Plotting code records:
☆ ☆ ☆ ☆ ☆

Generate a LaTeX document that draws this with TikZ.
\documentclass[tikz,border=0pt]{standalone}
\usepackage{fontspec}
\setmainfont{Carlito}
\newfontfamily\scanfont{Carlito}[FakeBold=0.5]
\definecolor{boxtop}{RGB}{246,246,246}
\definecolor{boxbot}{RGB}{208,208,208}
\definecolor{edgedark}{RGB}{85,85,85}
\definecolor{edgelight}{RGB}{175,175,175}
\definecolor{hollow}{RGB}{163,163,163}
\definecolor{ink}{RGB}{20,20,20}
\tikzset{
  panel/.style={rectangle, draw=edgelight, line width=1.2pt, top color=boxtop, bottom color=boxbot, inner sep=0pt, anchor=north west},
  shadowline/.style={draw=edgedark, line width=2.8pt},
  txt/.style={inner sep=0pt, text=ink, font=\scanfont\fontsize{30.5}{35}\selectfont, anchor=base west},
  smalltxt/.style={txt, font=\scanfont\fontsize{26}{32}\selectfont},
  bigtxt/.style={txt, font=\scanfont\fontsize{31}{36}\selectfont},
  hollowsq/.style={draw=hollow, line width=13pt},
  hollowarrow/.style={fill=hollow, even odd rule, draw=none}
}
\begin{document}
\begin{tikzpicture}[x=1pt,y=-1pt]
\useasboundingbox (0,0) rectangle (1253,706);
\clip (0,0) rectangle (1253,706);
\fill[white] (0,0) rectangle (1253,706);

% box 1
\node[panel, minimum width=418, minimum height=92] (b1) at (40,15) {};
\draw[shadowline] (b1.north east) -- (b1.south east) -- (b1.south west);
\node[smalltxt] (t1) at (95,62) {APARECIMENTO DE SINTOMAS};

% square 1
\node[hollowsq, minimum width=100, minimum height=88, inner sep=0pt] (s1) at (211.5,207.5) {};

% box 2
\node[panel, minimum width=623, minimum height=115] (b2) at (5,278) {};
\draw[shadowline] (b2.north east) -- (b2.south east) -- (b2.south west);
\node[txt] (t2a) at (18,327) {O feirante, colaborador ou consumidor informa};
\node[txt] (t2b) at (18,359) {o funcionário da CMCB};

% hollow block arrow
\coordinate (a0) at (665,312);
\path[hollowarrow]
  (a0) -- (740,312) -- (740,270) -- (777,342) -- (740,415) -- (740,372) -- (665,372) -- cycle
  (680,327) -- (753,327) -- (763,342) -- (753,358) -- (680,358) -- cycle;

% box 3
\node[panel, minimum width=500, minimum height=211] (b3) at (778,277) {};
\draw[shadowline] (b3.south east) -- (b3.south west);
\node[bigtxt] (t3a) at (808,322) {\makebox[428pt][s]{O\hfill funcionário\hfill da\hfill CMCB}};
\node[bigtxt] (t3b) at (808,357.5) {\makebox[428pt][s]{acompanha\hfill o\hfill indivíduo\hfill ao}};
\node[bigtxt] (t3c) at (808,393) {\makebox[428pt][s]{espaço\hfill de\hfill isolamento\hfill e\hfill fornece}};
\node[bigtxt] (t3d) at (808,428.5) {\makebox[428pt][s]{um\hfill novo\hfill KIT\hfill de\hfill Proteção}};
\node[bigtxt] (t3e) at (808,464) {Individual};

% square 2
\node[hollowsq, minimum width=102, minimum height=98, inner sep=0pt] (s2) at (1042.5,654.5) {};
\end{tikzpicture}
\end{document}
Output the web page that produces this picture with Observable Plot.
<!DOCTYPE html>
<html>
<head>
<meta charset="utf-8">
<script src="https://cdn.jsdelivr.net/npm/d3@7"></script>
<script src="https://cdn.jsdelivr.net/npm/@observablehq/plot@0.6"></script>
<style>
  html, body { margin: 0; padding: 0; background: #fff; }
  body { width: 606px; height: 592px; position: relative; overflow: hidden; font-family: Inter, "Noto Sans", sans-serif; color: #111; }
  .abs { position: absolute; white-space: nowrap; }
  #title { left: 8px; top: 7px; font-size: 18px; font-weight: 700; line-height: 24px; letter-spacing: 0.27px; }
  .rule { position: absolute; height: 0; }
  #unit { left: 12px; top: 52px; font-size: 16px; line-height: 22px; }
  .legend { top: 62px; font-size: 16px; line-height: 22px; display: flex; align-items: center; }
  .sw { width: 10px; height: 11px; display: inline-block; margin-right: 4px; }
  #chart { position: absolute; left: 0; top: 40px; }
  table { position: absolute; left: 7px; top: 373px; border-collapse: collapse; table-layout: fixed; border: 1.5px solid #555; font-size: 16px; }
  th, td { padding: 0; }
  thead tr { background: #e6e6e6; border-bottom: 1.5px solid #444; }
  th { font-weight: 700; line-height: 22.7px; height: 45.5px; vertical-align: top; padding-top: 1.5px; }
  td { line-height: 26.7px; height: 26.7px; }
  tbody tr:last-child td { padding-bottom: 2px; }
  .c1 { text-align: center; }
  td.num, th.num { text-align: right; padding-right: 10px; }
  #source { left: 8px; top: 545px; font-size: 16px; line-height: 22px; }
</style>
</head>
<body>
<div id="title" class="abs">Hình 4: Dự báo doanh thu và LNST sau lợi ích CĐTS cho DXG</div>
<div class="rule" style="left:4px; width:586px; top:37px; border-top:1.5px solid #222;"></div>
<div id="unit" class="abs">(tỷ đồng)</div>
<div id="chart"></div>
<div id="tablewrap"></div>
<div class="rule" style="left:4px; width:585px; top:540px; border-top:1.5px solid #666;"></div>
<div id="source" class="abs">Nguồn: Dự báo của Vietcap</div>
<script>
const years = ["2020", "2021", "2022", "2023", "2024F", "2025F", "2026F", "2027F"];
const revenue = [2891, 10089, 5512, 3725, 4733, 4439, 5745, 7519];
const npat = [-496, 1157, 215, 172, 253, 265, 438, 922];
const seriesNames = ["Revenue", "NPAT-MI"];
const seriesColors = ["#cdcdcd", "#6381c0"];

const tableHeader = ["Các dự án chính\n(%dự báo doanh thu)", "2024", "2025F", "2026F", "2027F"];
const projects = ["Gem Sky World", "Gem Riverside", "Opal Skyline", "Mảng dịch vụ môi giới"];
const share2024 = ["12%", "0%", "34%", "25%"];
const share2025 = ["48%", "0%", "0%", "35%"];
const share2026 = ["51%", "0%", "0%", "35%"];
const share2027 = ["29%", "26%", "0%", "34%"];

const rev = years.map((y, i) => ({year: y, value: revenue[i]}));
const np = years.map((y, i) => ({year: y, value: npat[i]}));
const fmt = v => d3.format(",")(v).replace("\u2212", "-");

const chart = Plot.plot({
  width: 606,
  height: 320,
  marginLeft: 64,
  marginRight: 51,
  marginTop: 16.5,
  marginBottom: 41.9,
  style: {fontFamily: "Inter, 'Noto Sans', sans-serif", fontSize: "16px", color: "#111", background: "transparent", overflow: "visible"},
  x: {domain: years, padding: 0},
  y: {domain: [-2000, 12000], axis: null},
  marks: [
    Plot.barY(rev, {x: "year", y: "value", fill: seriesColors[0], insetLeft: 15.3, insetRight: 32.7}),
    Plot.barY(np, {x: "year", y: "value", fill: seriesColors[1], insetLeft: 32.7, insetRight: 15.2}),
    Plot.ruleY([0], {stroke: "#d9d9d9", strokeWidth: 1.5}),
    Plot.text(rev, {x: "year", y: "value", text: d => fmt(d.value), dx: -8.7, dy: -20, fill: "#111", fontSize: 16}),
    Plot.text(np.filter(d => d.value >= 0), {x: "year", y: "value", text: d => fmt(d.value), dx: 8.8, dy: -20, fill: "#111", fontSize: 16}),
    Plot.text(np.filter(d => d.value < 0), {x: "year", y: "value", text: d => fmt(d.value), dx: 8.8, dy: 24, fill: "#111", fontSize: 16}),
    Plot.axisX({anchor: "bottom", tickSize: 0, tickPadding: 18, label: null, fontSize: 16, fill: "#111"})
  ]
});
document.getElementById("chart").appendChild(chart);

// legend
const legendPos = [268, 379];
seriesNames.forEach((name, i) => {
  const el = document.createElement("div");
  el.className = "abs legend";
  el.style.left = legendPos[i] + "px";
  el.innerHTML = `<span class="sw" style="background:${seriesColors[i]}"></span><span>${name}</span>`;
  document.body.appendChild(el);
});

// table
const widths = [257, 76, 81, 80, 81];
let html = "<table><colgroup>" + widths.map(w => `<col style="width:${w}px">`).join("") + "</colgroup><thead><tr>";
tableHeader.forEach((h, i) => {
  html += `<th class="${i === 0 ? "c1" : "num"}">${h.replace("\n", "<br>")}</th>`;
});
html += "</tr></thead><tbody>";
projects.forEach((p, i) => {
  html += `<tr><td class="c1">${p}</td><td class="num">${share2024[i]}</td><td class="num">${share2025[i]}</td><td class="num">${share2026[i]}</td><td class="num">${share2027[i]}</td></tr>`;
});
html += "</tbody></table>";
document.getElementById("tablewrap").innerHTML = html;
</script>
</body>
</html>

☆ ☆ ☆ ☆ ☆

DO THIS
Print the lines above, unchanged, from the start of the records to the line with "minimum width=100, minimum", including that final line.

RESPONSE TO THIS TASK
Generate a LaTeX document that draws this with TikZ.
\documentclass[tikz,border=0pt]{standalone}
\usepackage{fontspec}
\setmainfont{Carlito}
\newfontfamily\scanfont{Carlito}[FakeBold=0.5]
\definecolor{boxtop}{RGB}{246,246,246}
\definecolor{boxbot}{RGB}{208,208,208}
\definecolor{edgedark}{RGB}{85,85,85}
\definecolor{edgelight}{RGB}{175,175,175}
\definecolor{hollow}{RGB}{163,163,163}
\definecolor{ink}{RGB}{20,20,20}
\tikzset{
  panel/.style={rectangle, draw=edgelight, line width=1.2pt, top color=boxtop, bottom color=boxbot, inner sep=0pt, anchor=north west},
  shadowline/.style={draw=edgedark, line width=2.8pt},
  txt/.style={inner sep=0pt, text=ink, font=\scanfont\fontsize{30.5}{35}\selectfont, anchor=base west},
  smalltxt/.style={txt, font=\scanfont\fontsize{26}{32}\selectfont},
  bigtxt/.style={txt, font=\scanfont\fontsize{31}{36}\selectfont},
  hollowsq/.style={draw=hollow, line width=13pt},
  hollowarrow/.style={fill=hollow, even odd rule, draw=none}
}
\begin{document}
\begin{tikzpicture}[x=1pt,y=-1pt]
\useasboundingbox (0,0) rectangle (1253,706);
\clip (0,0) rectangle (1253,706);
\fill[white] (0,0) rectangle (1253,706);

% box 1
\node[panel, minimum width=418, minimum height=92] (b1) at (40,15) {};
\draw[shadowline] (b1.north east) -- (b1.south east) -- (b1.south west);
\node[smalltxt] (t1) at (95,62) {APARECIMENTO DE SINTOMAS};

% square 1
\node[hollowsq, minimum width=100, minimum height=88, inner sep=0pt] (s1) at (211.5,207.5) {};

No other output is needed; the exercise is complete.